Given request >> Retype nothing but the lines from the start of the material up to and including the line with "1.6e8, 3.1e8, 7e8];". Pictures don't belong in the copy.

Given material >>
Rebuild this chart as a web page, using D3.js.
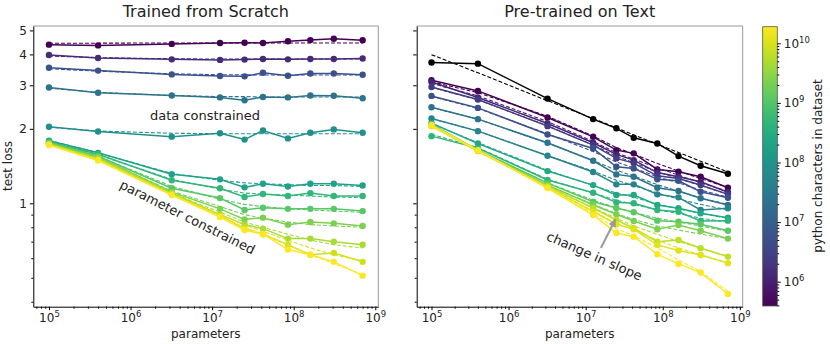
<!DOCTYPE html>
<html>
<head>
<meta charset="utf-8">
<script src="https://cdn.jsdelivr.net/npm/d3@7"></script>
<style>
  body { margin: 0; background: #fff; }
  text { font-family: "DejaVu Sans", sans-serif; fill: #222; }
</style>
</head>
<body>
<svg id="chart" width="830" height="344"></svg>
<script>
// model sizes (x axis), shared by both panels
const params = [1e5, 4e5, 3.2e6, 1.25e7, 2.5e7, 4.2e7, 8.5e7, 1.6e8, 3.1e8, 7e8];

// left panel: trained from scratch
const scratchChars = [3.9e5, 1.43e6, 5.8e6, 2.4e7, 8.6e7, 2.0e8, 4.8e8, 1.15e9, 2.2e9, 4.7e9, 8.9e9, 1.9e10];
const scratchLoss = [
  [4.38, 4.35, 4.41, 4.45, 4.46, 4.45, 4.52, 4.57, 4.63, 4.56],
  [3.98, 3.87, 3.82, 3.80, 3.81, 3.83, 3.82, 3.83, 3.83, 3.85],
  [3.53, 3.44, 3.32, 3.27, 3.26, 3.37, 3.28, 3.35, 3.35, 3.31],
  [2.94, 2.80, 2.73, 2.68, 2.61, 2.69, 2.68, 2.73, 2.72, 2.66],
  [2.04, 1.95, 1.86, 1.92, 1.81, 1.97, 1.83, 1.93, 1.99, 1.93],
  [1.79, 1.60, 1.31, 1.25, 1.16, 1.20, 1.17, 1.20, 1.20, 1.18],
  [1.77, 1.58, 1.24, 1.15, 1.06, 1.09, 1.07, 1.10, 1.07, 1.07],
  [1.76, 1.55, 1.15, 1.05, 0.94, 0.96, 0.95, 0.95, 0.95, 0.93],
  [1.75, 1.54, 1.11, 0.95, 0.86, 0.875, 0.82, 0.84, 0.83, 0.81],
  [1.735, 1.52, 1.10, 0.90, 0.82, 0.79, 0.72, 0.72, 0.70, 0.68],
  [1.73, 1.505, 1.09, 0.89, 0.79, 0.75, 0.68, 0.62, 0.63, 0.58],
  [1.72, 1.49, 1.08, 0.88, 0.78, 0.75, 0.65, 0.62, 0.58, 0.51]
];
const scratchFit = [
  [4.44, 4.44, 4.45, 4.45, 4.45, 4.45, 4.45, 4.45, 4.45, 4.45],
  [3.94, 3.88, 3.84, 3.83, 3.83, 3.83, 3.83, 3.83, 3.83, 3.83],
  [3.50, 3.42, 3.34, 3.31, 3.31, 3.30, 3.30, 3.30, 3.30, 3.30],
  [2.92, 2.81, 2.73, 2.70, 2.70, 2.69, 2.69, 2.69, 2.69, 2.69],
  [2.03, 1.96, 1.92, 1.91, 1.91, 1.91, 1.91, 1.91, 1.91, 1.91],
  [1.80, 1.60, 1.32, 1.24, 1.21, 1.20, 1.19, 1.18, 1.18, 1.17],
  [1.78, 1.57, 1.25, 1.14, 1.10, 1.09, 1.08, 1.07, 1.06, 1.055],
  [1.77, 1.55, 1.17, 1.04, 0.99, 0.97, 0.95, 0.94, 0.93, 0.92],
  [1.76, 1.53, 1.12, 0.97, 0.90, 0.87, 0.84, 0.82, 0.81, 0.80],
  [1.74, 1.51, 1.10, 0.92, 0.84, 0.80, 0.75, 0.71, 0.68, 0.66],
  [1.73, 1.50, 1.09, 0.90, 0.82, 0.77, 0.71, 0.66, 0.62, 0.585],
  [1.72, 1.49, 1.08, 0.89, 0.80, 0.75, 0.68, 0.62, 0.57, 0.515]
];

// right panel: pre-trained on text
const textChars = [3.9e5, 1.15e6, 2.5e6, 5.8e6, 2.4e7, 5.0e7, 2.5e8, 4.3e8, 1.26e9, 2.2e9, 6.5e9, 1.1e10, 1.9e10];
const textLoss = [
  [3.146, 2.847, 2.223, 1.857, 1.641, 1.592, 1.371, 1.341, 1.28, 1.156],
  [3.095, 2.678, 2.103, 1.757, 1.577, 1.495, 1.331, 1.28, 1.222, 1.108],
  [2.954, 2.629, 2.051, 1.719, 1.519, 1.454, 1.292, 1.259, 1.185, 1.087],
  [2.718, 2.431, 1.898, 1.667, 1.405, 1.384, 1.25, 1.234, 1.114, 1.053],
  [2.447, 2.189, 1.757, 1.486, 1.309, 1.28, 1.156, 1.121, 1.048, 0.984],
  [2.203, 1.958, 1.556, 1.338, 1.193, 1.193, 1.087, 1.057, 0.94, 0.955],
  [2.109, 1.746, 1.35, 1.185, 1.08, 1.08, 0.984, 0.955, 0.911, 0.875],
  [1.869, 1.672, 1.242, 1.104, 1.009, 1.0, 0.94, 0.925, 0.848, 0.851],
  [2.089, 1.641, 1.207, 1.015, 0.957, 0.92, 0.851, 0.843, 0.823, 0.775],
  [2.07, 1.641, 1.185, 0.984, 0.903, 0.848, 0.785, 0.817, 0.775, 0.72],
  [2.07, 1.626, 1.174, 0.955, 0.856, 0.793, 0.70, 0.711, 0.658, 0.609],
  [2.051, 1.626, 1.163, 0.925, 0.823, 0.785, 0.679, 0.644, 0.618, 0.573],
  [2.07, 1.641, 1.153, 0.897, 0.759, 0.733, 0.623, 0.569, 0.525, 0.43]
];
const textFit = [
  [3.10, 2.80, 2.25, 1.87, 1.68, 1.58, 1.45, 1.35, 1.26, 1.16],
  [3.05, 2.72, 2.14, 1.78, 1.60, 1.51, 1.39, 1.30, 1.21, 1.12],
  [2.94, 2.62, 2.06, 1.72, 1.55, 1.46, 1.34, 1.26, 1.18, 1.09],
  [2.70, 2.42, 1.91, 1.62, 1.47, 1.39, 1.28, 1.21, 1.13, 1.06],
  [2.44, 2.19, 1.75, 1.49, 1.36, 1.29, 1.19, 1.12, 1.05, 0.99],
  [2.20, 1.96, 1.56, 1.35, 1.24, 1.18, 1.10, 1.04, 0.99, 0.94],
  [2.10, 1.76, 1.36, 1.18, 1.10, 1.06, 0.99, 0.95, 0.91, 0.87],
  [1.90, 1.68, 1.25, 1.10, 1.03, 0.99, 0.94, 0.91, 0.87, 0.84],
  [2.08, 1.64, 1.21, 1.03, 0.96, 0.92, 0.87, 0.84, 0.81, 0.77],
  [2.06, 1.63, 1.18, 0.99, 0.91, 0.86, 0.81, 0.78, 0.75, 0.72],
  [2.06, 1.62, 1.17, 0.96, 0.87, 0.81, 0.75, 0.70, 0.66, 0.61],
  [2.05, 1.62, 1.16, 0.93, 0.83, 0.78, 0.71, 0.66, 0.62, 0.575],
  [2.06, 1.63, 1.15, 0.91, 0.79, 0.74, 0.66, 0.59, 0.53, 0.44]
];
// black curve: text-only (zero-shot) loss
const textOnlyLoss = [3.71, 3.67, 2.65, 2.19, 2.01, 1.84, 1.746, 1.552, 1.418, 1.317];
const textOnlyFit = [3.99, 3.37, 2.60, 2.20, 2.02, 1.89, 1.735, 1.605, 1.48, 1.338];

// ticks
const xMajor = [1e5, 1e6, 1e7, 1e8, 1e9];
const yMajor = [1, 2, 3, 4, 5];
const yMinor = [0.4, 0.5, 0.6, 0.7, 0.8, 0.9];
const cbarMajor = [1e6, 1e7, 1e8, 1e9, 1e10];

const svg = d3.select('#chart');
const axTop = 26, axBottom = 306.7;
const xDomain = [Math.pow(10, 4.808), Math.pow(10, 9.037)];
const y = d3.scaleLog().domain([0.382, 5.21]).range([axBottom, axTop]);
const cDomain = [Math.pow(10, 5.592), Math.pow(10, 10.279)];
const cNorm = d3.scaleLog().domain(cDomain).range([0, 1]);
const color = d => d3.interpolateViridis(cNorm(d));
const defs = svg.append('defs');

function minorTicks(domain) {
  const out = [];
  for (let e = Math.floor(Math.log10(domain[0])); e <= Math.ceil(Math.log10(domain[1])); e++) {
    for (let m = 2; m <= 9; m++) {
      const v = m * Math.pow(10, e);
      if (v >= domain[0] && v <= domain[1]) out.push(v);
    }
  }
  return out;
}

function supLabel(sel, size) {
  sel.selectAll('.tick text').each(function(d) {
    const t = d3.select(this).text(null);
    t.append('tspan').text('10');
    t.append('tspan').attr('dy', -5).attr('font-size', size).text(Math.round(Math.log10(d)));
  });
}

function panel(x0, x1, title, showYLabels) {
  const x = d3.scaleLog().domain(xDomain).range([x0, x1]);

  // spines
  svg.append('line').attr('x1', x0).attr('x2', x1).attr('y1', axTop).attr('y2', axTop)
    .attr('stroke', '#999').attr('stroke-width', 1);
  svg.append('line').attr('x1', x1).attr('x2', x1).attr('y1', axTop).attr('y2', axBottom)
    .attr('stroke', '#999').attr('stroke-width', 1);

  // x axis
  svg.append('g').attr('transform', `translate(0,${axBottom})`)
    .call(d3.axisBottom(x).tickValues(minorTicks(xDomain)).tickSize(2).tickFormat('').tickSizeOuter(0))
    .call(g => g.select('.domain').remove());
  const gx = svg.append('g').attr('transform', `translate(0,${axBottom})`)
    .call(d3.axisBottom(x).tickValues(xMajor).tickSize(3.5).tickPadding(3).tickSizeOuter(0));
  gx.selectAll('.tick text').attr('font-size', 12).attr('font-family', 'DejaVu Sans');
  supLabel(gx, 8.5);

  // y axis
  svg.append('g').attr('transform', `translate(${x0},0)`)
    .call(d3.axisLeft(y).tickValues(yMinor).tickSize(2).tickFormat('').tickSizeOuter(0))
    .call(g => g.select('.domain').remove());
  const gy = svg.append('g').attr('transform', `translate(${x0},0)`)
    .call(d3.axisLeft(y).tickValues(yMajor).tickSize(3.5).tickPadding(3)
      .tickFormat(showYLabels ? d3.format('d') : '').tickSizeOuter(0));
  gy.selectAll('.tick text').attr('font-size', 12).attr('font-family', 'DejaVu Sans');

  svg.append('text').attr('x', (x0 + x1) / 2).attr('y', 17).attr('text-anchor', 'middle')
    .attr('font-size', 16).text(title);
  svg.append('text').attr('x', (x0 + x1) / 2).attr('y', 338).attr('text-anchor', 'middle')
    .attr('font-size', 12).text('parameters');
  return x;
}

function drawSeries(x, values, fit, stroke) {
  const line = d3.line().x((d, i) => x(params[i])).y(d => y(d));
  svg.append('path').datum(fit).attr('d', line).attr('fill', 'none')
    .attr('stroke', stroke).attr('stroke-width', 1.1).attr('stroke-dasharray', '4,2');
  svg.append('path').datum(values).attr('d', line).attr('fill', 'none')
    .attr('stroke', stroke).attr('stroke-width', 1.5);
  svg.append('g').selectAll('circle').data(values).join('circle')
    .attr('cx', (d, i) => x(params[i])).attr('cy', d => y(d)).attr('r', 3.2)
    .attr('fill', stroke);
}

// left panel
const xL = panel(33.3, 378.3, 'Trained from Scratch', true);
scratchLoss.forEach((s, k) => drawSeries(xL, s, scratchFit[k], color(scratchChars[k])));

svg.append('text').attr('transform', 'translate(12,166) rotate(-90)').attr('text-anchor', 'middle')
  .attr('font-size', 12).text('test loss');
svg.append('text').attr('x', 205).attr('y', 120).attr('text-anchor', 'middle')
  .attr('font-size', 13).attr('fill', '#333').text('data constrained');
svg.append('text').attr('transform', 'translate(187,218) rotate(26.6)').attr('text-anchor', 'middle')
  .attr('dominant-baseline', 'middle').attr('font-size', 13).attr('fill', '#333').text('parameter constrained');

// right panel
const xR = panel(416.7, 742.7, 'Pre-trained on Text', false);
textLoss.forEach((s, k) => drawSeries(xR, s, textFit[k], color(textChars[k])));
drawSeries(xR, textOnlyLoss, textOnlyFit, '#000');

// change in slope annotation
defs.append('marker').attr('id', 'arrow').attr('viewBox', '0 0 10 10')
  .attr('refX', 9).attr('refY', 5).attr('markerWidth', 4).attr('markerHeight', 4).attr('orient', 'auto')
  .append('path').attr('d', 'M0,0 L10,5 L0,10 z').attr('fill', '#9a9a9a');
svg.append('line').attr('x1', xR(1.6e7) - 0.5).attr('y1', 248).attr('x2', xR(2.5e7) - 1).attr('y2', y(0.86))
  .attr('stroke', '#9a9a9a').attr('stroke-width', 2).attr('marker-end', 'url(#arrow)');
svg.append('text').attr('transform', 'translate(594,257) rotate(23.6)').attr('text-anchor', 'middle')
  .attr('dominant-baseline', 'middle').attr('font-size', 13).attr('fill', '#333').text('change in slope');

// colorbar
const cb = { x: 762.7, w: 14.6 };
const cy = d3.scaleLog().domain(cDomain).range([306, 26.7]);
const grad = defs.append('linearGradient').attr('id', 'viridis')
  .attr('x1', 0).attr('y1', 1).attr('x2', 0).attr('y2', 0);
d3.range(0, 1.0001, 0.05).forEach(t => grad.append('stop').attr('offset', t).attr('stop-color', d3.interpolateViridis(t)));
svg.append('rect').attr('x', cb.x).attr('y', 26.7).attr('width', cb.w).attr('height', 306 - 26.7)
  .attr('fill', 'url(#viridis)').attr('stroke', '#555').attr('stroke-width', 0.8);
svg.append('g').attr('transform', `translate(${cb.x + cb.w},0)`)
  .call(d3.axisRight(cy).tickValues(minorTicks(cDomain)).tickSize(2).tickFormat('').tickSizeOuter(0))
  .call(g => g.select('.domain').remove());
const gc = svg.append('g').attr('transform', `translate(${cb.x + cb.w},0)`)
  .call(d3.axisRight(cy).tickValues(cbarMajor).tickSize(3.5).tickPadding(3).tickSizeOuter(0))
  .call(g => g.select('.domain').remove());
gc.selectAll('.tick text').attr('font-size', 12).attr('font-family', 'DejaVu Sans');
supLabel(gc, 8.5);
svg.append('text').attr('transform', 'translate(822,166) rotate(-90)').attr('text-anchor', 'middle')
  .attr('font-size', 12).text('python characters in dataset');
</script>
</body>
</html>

Reply to the exercise >>
Rebuild this chart as a web page, using D3.js.
<!DOCTYPE html>
<html>
<head>
<meta charset="utf-8">
<script src="https://cdn.jsdelivr.net/npm/d3@7"></script>
<style>
  body { margin: 0; background: #fff; }
  text { font-family: "DejaVu Sans", sans-serif; fill: #222; }
</style>
</head>
<body>
<svg id="chart" width="830" height="344"></svg>
<script>
// model sizes (x axis), shared by both panels
const params = [1e5, 4e5, 3.2e6, 1.25e7, 2.5e7, 4.2e7, 8.5e7, 1.6e8, 3.1e8, 7e8];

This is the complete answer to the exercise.